In the midst of my recent move (yes I moved, both addresses and towns, albeit slightly), I was forced on a tea hiatus. Where everything in the entire place was packed – except for my computer, which I am typing on right now, and also Toga, who stayed at Grandma Cork Head and Grandpa Wonk’s. It was there that he played with us uncle brother, Jasper, who is his actual litter mate, for two entire weeks. So long so that he was only mildly excited to see me upon his entrance to the new home. That is, until no one was watching and he slept two millimeters from my face for nights at a time.
Anyway, the tea.
It was packed up and I could not get to it. But I wanted it. I wanted to taste its deliciousness and benefit from its subtle hints of caffeine. But there were so many boxes. Out of order and stacked on top of one another. An entire mountain of crap.
So I didn’t drink it. I had no way of locating its whereabouts. I didn’t have a tea detector, nor the Smellmaster 9000 – that machine that helped save Richie Rich’s parents’ lives. You know, back when Macaulay Culkin was a pre-addict himself.

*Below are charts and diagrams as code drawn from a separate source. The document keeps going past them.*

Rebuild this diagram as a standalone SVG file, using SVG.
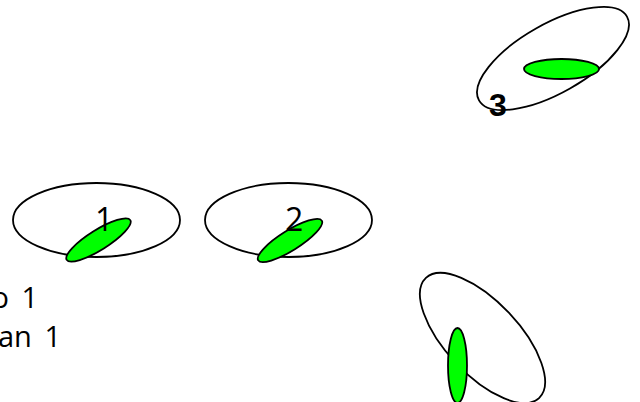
<svg xmlns="http://www.w3.org/2000/svg" width="640" height="402" viewBox="0 0 640 402">
<style>
.outer{fill:none;stroke:#000;stroke-width:1.8}
.inner{fill:#00ff00;stroke:#000;stroke-width:1.8}
.lbl{font-family:"Open Sans","Noto Sans",sans-serif;font-size:32px;fill:#000}
.leg{font-family:"Open Sans","Noto Sans",sans-serif;font-size:29px;fill:#000;word-spacing:5px}
.bold{font-family:"Liberation Sans",Arial,sans-serif;font-size:32px;font-weight:bold;fill:#000}
</style>
<rect width="640" height="402" fill="#fff"/>
<g id="node1">
<ellipse class="outer" cx="96.5" cy="220" rx="83.5" ry="37"/>
<ellipse class="inner" cx="98.5" cy="240" rx="37.5" ry="10" transform="rotate(-32 98.5 240)"/>
<text class="lbl" x="95" y="231">1</text>
</g>
<g id="node2">
<ellipse class="outer" cx="288.5" cy="220" rx="83.5" ry="37"/>
<ellipse class="inner" cx="290" cy="240.5" rx="37.5" ry="10" transform="rotate(-32 290 240.5)"/>
<text class="lbl" x="285" y="231">2</text>
</g>
<g id="node3">
<ellipse class="outer" cx="553" cy="58.5" rx="85" ry="34.5" transform="rotate(-29.5 553 58.5)"/>
<ellipse class="inner" cx="561.5" cy="69" rx="37.5" ry="10"/>
<text class="bold" x="489" y="116">3</text>
</g>
<g id="node4">
<ellipse class="outer" cx="482.5" cy="338" rx="82.5" ry="36.5" transform="rotate(46.7 482.5 338)"/>
<ellipse class="inner" cx="457.5" cy="365.5" rx="9.5" ry="37.5"/>
</g>
<g id="legend">
<text class="leg" x="38" y="308" text-anchor="end">o 1</text>
<text class="leg" x="61" y="347" text-anchor="end">an 1</text>
</g>
</svg>
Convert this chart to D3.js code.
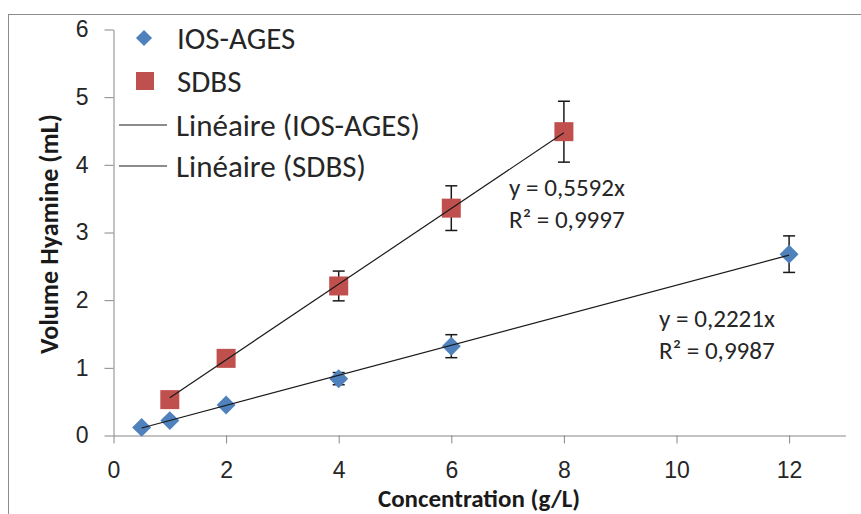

Instead I thought about it all day. That I wanted to be drinking it, and prepping my favorite blend, Earl Grey, just to ease some of the pain. And about the 5 millionth time I reached for my mug, grasping for the warm cup of comfort, I started to think I might have a problem. Not from headaches or anything withdrawal-like. But from the habit. And the taste.
Instead of facing one’s demons and opting to get help, like any addict should, I decided it was time to give in. To just bite the bullet already and give myself what I really wanted. Tea. I dug out the pot and the leaves, and I cooked up one of the most delicious batches I’ve ever made. It was incredibly tasty.
From now on, I’ve decided to stop denying myself this vice. Why not have something that I love that is mildly healthy, depending on the blend? Even if only logistics are standing in the way. I’ll keep a travel pot on hand, probably, so that I can store it in my overnight bag. When moving and when on the road. Also in case – please forbid – something should happen to my actual teapot. Like the time I burned one to a brown fiery crisp. May it rest in peace.